GEORGIA TRAGEDY: Train guard stands trial for manslaughter after death of Wirral teenager.
A 16-year-old girl died after falling beneath a train she had just got off in a city centre station, a court heard yesterday.
Georgia Varley fell onto the platform at James Street station in Liverpool while banging on the windows and then fell off the edge of the platform and was run over. cctv
footage of her on the crowded Merseyrail train and her final 30 seconds after disembarking were played to a jury in a hushed courtroom.
On trial at Liverpool Crown Court is the train's guard, Christopher McGee, 45, of Edenhurst Avenue, Wallasey, who denies manslaughter and also a charge of failing to ensure the safety of others.
Opening the prosecution case NIcholas Johnson, QC, said that the tragedy happened at 10.30pm, on October 22, last year when Georgia came into Liverpool from Manor Road station, near West Kirby, with friends.
"She never got out of the station. She ended up being run over by the very train on which she had arrived," he said.
Mr Johnson said that although it was a crowded train, only one person was in a position to see and control everything that happened.
"Most importantly only one person had the capability to prevent the situation that led to Georgia Varley's death."

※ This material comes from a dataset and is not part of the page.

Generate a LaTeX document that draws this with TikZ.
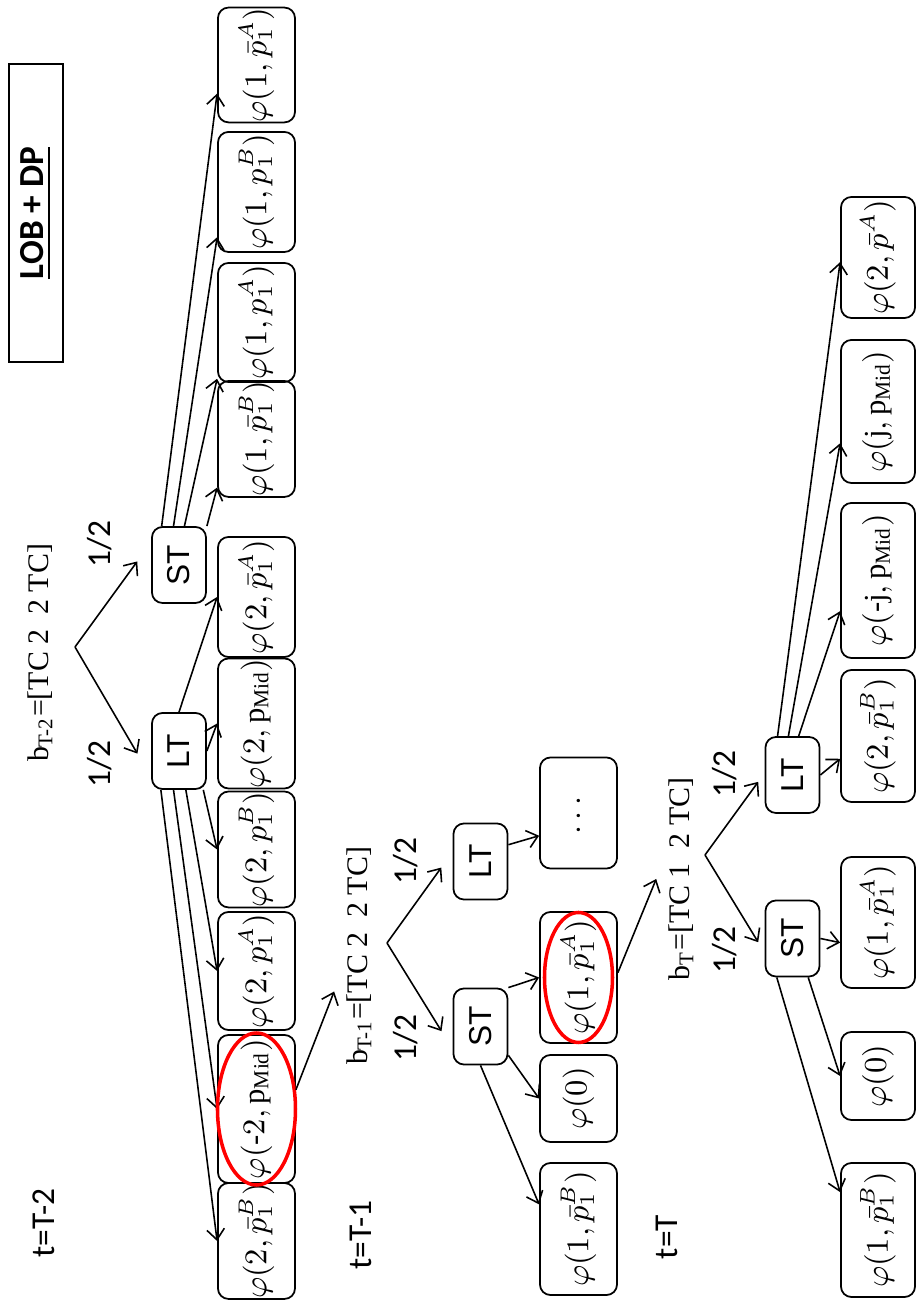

He claimed that McGee did two things which caused her death.
"Firstly he gave the signal to the driver to start the train when he could not have failed to realise that Georgia Varley was in contact with the train and was in an intoxicated state.
"It is the prosecution case that seeing she had her hands against the train and knowing or at least suspecting she was the worse for drink he nonetheless gave the signal for the train to start.
"That was a deliberate act that he must have known would inevitably subject Georgia Varley to a degree of force that was highly likely to throw her off balance with the consequent risk of injury. If that is right then we say that in the circumstances it was a criminal act.
"The second thing he did namely his failure to countermand the signal to start when it was clear she could be dragged along by or under the train serves further to demonstrate that his conduct was deliberate.It created the very obvious risk of killing her.
"To the eyes of a highly-trained Merseyrail guard, we suggest the risk was even more obvious than it would be to the average person," alleged Mr Johnson.
He told the court that earlier that evening Georgia and others had been at a friend's 18th birthday and Georgia, who had been drinking and taking Mephedrine, known as Mcat, was a described as the drunkest person there.
She fell down the stairs in the house and Mr Johnson said that it may be part of the problem was that she was wearing very high-heels which when combined with vodka made it difficult for her to maintain her stability. "That my be significant."
The group walked to Manor Road station and Georgia, who carried her shoes there, she fell over in the station booking office.
When the train arrived at Meols station she got off followed by a friend but a passenger kept the door open and they got back on.
This was seen by McGee, who has been a train guard for 20 years, who had got off and walked the length of the train before getting back on to check the doors and "no doubt realising there was a drunken girl, probably more than one, on the train," claimed Mr Johnson.
Back on the train, where there was a party atmosphere, Georgia, from Moreton, fell over twice and had to be helped up.
When the train arrived at James Street Georgia was one of the last to disembark and when McGee realised she had fallen under the train he sent the emergency stop signal to the driver and the train halted after having travelled 33 metres.
Mr Johnson said that McGee, who was deeply shaken and upset, told a policeman that Georgia had been banging on the windows and doors of the train as it moved out of the station.
She fell onto the platform and between the platform edge and the train onto the lines beneath.
He later told a Merseyrail "guard standard manager" that at James Street he heard banging and saw Georgia banging on the windows so opened the doors to let her back on but she moved away so he closed them again and indicated for the driver to go.
He said she came back and started knocking on the windows and then fell and he indicated to the driver to stop.
Mr Johnson claimed McGee got that wrong and the jury would have to consider "whether this error was a honest mistake of a deeply shaken man or whether it was a deliberate attempt to try to explain away what we suggest was a grave crime he had committed."